So what is going on ? The clue to official Ethiopia's state of mind and how it plans to scuttle the planning for the implementation of the Modalities is found in the July 20, 1999 Ethiopian Council of Ministers' reformulation of item 5 of the Algeries Modalities.

This is what item 5 of the Modalities said-word for word- on the question of the return of civil administration.

"The modalities for the re-establishment of the Civil Administration and population in the concerned territories shall be worked out after the cessation of hostilities."

This is how the July 20 Ethiopian Council of Ministers read item 5.

"the Modalities call for the withdrawal of Eritrea from Ethiopian territories that it had held by force, and the return of Civil Administration--the police and militia--to the territories."

The reformulated item 5 bears a scant resemblance to the original. Unless the Ministers are still reading from the so-called Campaore's May 8 letter, the modalities make no mention about the territories being Ethiopian, nor is there any reference to the police and militia anywhere in the entire OAU document.

The Council of Ministers has reintroduced the same deal breaker that scuttled potential agreement on a solution to the problem fourteen months ago. The reformulation of item 5 is intended to guarantee Eritrea's rejection, and hence justify the continuation of the war.

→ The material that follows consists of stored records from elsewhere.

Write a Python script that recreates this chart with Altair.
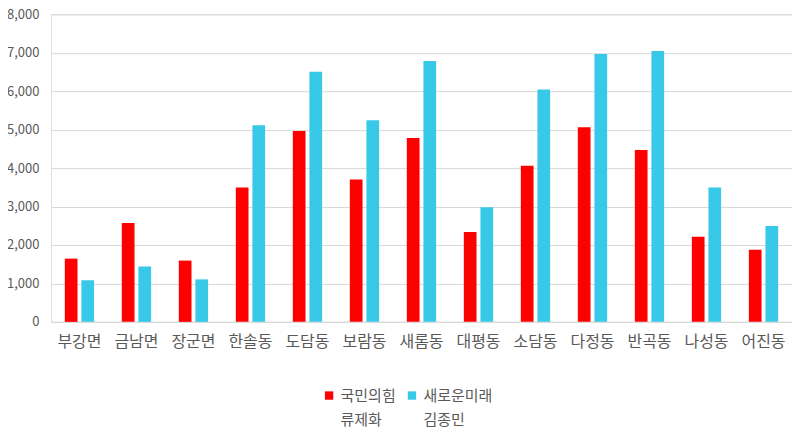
import altair as alt
import pandas as pd

regions = ["부강면", "금남면", "장군면", "한솔동", "도담동", "보람동", "새롬동",
           "대평동", "소담동", "다정동", "반곡동", "나성동", "어진동"]
ppp = [1645, 2570, 1594, 3496, 4961, 3702, 4781, 2340, 4062, 5064, 4473, 2211, 1877]
nfp = [1080, 1440, 1105, 5116, 6504, 5244, 6787, 2982, 6041, 6967, 7044, 3496, 2494]
series = ["국민의힘 류제화", "새로운미래 김종민"]
colors = ["#FF0000", "#38C8E8"]

rows = []
for i, r in enumerate(regions):
    rows.append({"region": r, "series": series[0], "value": ppp[i]})
    rows.append({"region": r, "series": series[1], "value": nfp[i]})
df = pd.DataFrame(rows)

font = "Noto Sans CJK KR"

chart = alt.Chart(df).mark_bar().encode(
    x=alt.X("region:N", sort=regions, title=None,
            scale=alt.Scale(paddingInner=0.486, paddingOuter=0.243),
            axis=alt.Axis(labelAngle=0, labelFontSize=16, labelColor="#595959",
                          labelFont=font, ticks=False, domainColor="#d9d9d9",
                          labelPadding=12, labelLineHeight=16)),
    xOffset=alt.XOffset("series:N", sort=series,
                        scale=alt.Scale(paddingInner=0.235, paddingOuter=0)),
    y=alt.Y("value:Q", title=None,
            scale=alt.Scale(domain=[0, 8000], nice=False),
            axis=alt.Axis(values=[0, 1000, 2000, 3000, 4000, 5000, 6000, 7000, 8000],
                          format=",d", labelFontSize=13, labelColor="#595959",
                          labelFont=font, ticks=False, domain=False,
                          gridColor="#d9d9d9", labelPadding=12, labelLineHeight=13)),
    color=alt.Color("series:N", sort=series,
                    scale=alt.Scale(domain=series, range=colors),
                    legend=alt.Legend(title=None, orient="none", direction="horizontal",
                                      legendX=271, legendY=374,
                                      labelExpr="split(datum.label, ' ')",
                                      labelFontSize=15, labelColor="#595959",
                                      labelFont=font, symbolType="square",
                                      symbolSize=70, symbolStrokeWidth=0,
                                      columnPadding=8)),
).properties(
    width=742, height=308,
    padding={"left": 43, "top": 6, "right": 0, "bottom": 115},
    autosize=alt.AutoSizeParams(type="none"),
).configure_view(stroke=None).configure(style={"guide-label": {"lineHeight": 25}})

chart.save("out.html", embed_options={"renderer": "svg", "actions": False})
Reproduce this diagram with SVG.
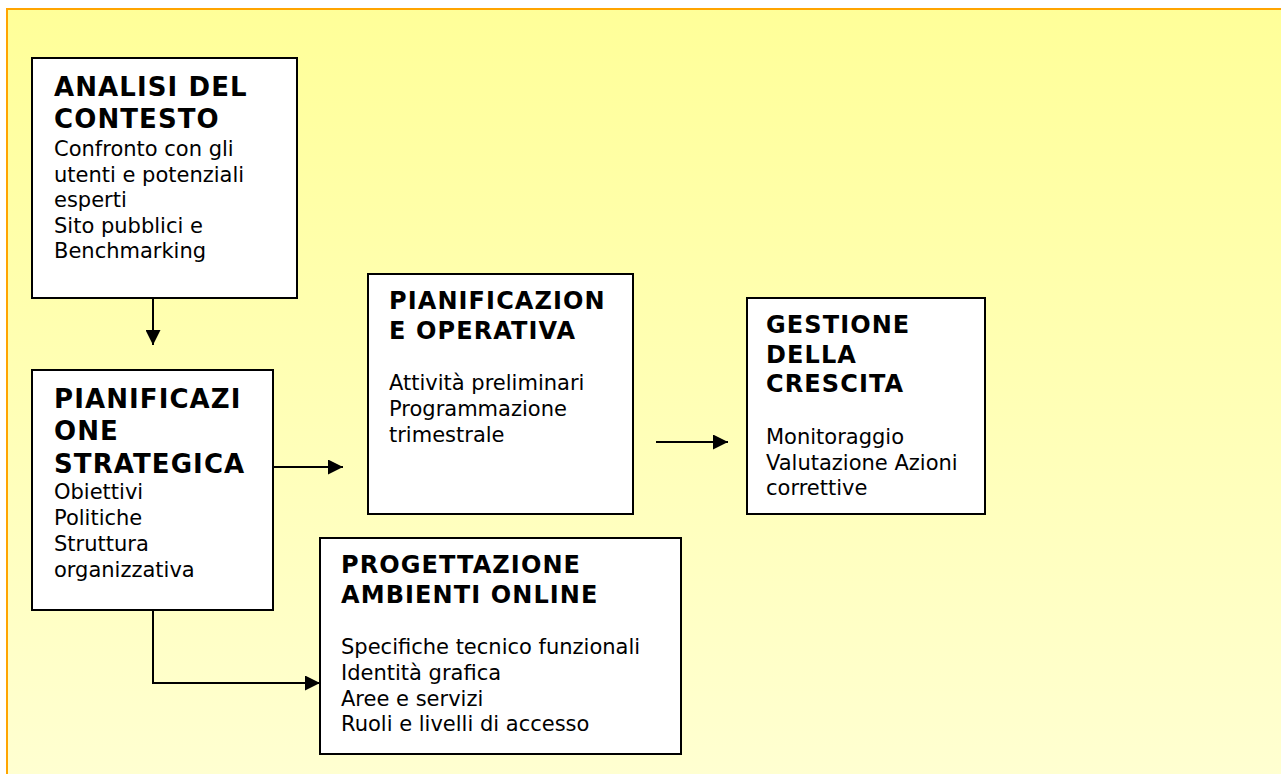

Not only the reintroduction of the deal killer, but also the rhetoric that preceded the bombing of Asmara has made a cameo appearance thirteen months later.

Prime Minister Meles On June 4, 1998

"I call on the people of Ethiopia to take all the actions necessary for the safeguarding of our country according to directives issued by organs of government and defense forces of Ethiopia..."

The Prime Minister's call to arms of June 4 was echoed by a similar call by the Council of Ministers of July 20, 1999.

"The Defense Forces must continue their unyielding effort to ensure that the sovereignty of our country are respected...the entire people of Ethiopia must redouble their efforts to enhance the significant contributions they have already made to respect of our sovereignty."

The same deal breaker and the same war rhetoric have reappeared. Unless both have been expressed as a form of collective therapy, one is hard pressed to be optimistic about the future of the Modalities, or for that matter for peace in the region.

Recent reports indicate Mr Anthony Lake is optimistic, and that he's making progress. This is good. But I hope one is not considered impudent to ask which version of the Modalities--the OAU's or the Council of Ministers-- Mr Lake is working from. It's possible that the Ethiopians have abandoned their rewrite of the OAU document and have joined Eritrea in staying with the original text. If this is the case the optimism is justified. If not, it's hard to see a way out of this accursed war.

Last time Prime Minister Meles introduced a deal breaker under similar circumstances, an indulgent US stood on the side lines, giving Ethiopia sufficient political space to invade Eritrea. An easily solvable border dispute was transformed into the world's biggest, and most devastating ground war.

One hopes the world has learned a lesson. Eritreans, however, are not holding their breath until the minority controlled government in Addis is ready to jettison its hegemonic fantasy, forever.